In Apple’s iTunes 10 (as well as its Finder), the sidebar items were converted from color to grayscale. In bringing consistency, Apple removed the contrast between each entry, thus requiring users to scan more closely and read labels to find the desired content. Previously, if you were looking for podcasts, you scanned for the purple icon. Now you have to scan for the word “Podcasts” because the icons run together.
Path Sliding Menu
The Path iPhone app uses a similar sliding navigation to that found in Facebook app. There is one important difference, however, in that Path does not use icons with labels whereas Facebook does. Each time I open the Path navigation, I have to read each entry until I find the one I want. With Facebook, I’m reacting to the visual patterns and selection is much faster with less cognitive load.
Learning by example
So now that we’ve seen them, can we avoid these hobgoblins of consistency and create more effective navigation structures? Let’s look at some good examples:
Mint has long been viewed as an exemplary user experience and they have some nice touches in areas that use highly visual navigation. The “Ways To Save” tab in particular relies on a thoughtful collection of icons for navigating.
The ESPN site has a variety of different navigation styles throughout, but I find the hover state for the primary navigation items to be particularly effective with its combination of photos, videos, and various text weights.
Volkswagen of America
When browsing the vehicle model options on the Volkswagen of America website, the dropdown navigation menu combines prioritization – Sedans before Convertibles – with visual language – an iconic version of each vehicle in varying colors.
Twitter Web App
The Twitter web app has a very simple interface with only a handful of links, but each is accompanied by a distinct and meaningful icon to set it apart and the most important action, composing a new tweet, is set apart in bright blue.
Instagram iPhone app
The buttons on the Instagram app effectively combine both prioritization and visual language. Each button is identified by its associated icon and the most important one (the camera) is centered and stands out with a blue background.
EPB Fiber Optics
The EPB Fiber Optics website makes good use of varying levels of priority within the top level navigation. The primary navigation items are all in black with the most important option (“Order Now”) set off in blue.
Guidelines for success
We’ve seen examples both good and bad, now let’s try to generalize a bit. The following guidelines can help us create more prioritized, visual navigation schemes:
Pay attention to User Goals and/or Conversions
When trying to determine how to prioritize and bring meaning to your navigation, think in terms of your users’ primary goals and/or site conversions. Make those elements prominent and easy-to-understand.

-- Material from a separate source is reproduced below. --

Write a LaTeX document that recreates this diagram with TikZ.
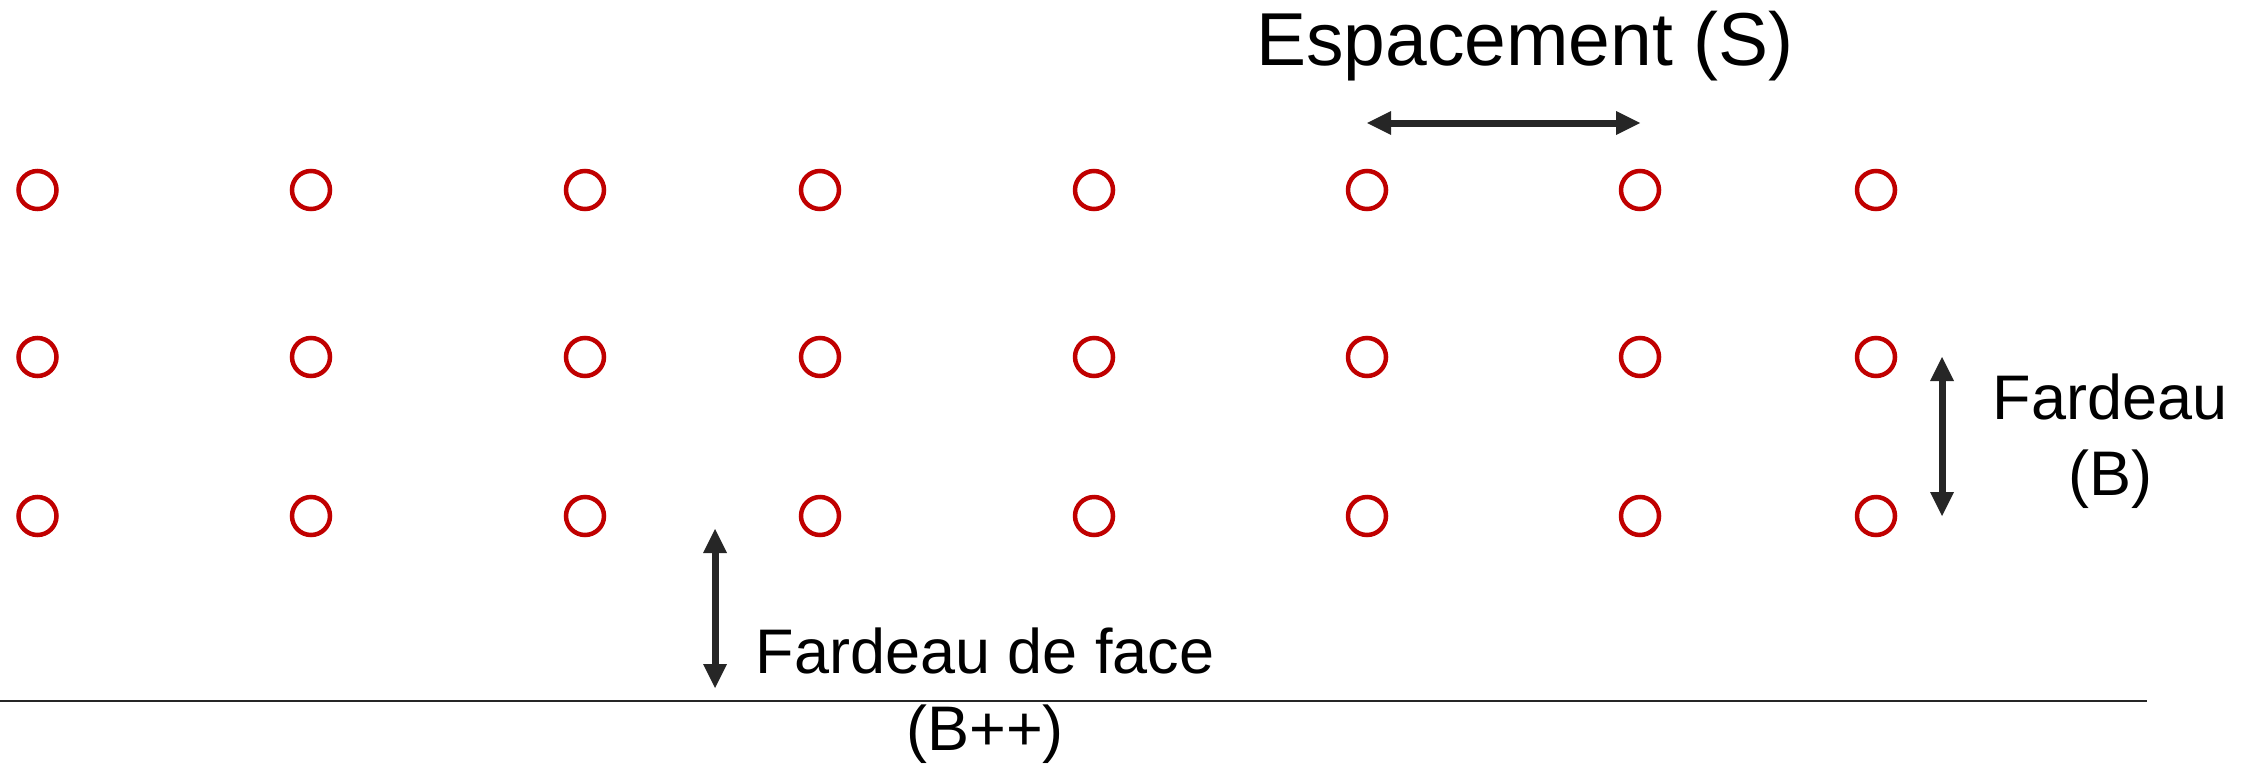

Take inspiration from the photocopier: instead of striving to give all navigation items the same size and appearance, leverage inconsistency in your design so that the most important items receive the most visibility.
Use Visual Language, not just Textual
Where it makes sense, use icons and other visual cues to bring additional meaning to your navigation instead of using only text. This will allow the user’s brain to process more quickly by relying on pattern recognition instead of reading.
Size (and Color) Matters
Use size and color distinctions to differentiate more important links or buttons.
With so many aspects to consider when designing navigation, it can be easy to fall back on convention and create more work for your users as a consequence. While there will always be situations where using these techniques doesn’t make sense, keep in mind that differentiation can be a powerful tool.
Not all navigation is created equal. By employing prioritization and visual language in your navigational elements, you’ll help users forget the navigation altogether. They way they can focus on the content they’re really after.